On Tuesday night, Miami Heat forward Chris Bosh will do battle with Kevin Garnett.
HollywoodReporter.com reports that Bosh began fighting a different battle on Monday, filing a lawsuit against the mother of his child, Allison Mathis, for "infringing his trademark and publicity rights" by appearing on VH1's popular reality television show, Basketball Wives.
Bosh is claiming that co-defendants Allison Mathis and producer Shed Media are commercially exploiting his likeness and trademark, and the complaint offers an amusing rationale on why Mathis' appearance doesn't constitute protected First Amendment expression against Bosh's purported intellectual property rights: "The use of Plaintiff's name by Defendants is primarily commercial and not communicative," says the lawsuit. "Further, the show, 'Basketball Wives,' is not transformative, but rather the use, depiction, or imitation of celebrity NBA basketball players, including Plaintiff, is the very sum and substance of the show."
Bosh claims his consent was required for use of his mark -- his name -- and that the reality show is likely to confuse the public into thinking he authorized or sponsored Basketball Wives.I think pretty much everyone can agree that this show is an embarrassment. Being associated with this show is like being associated with a pig sty or chicken pox or something. It's just hideous, desperate, pointless and wrong. And no, I haven't watched a second of it.

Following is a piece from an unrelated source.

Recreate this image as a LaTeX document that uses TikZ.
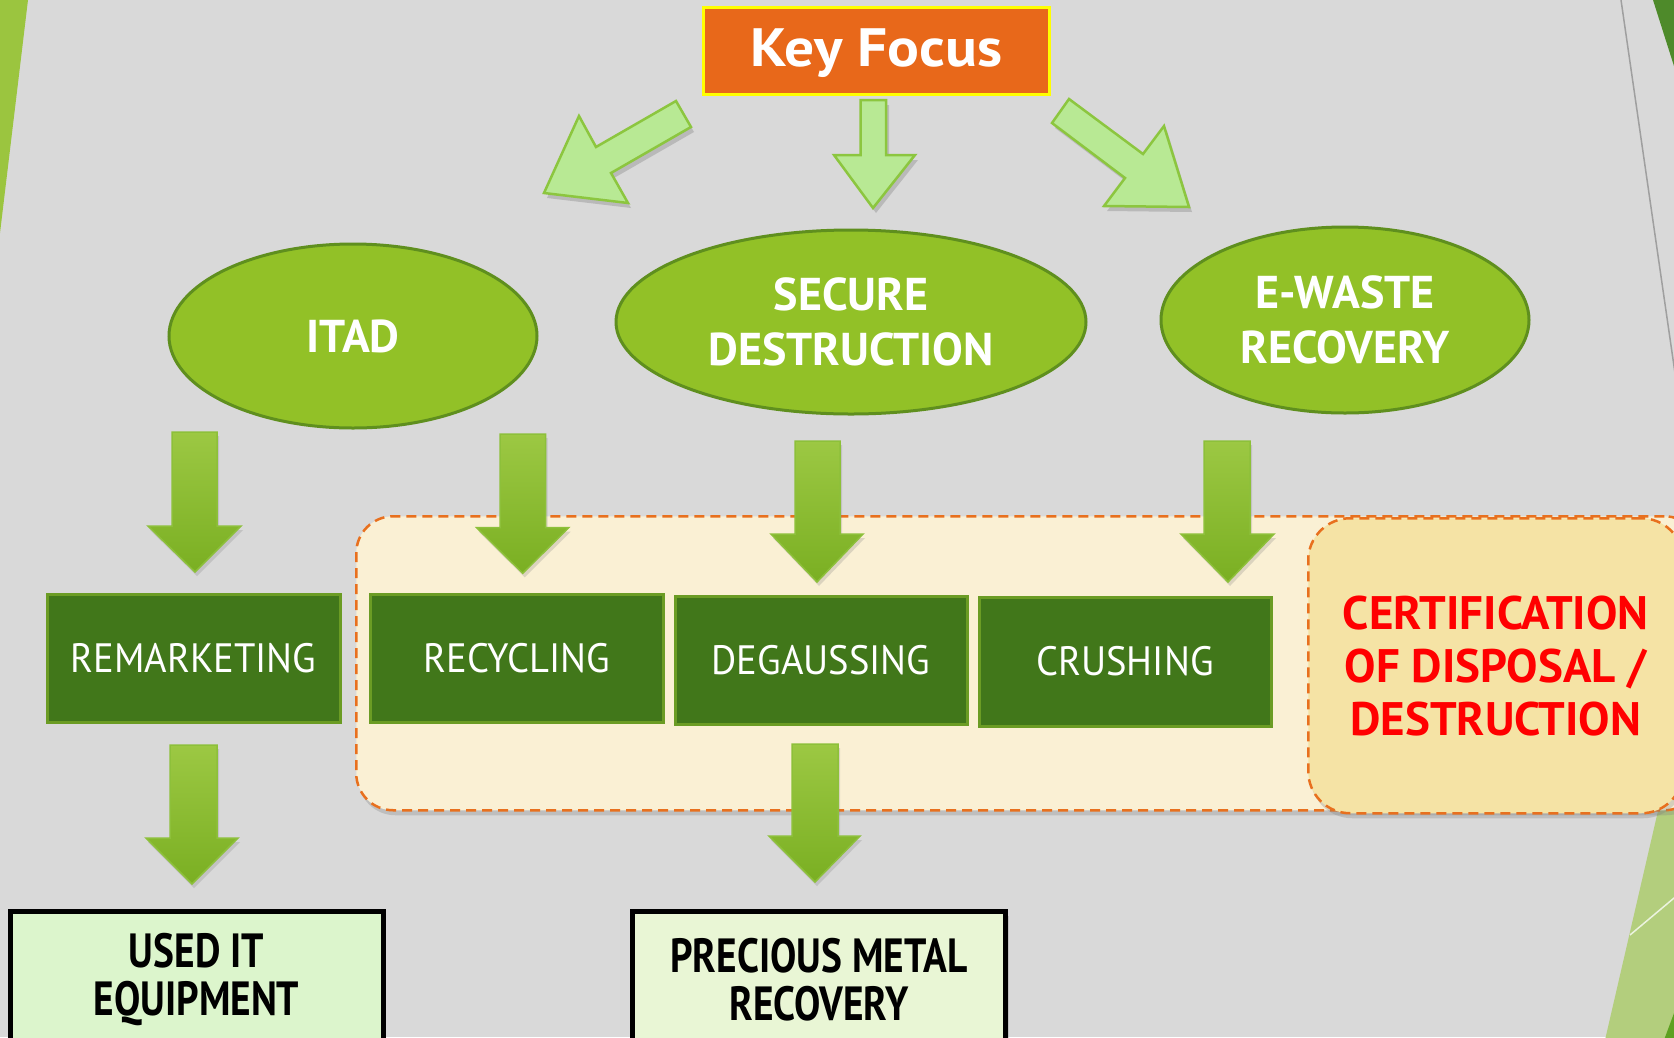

But is it really illegal? That seems like a stretch. Unless the show is going out of its way to defame Bosh, it's difficult to believe a court should prevent Ms. Mathis from identifying herself as who she is, the mother of his child.
Everyone has regrets about past relationships and it's often a good idea to forget about them and move on. But Bosh's previous actions have consequences and filing a lawsuit to smother those consequences just feels like a bit too much.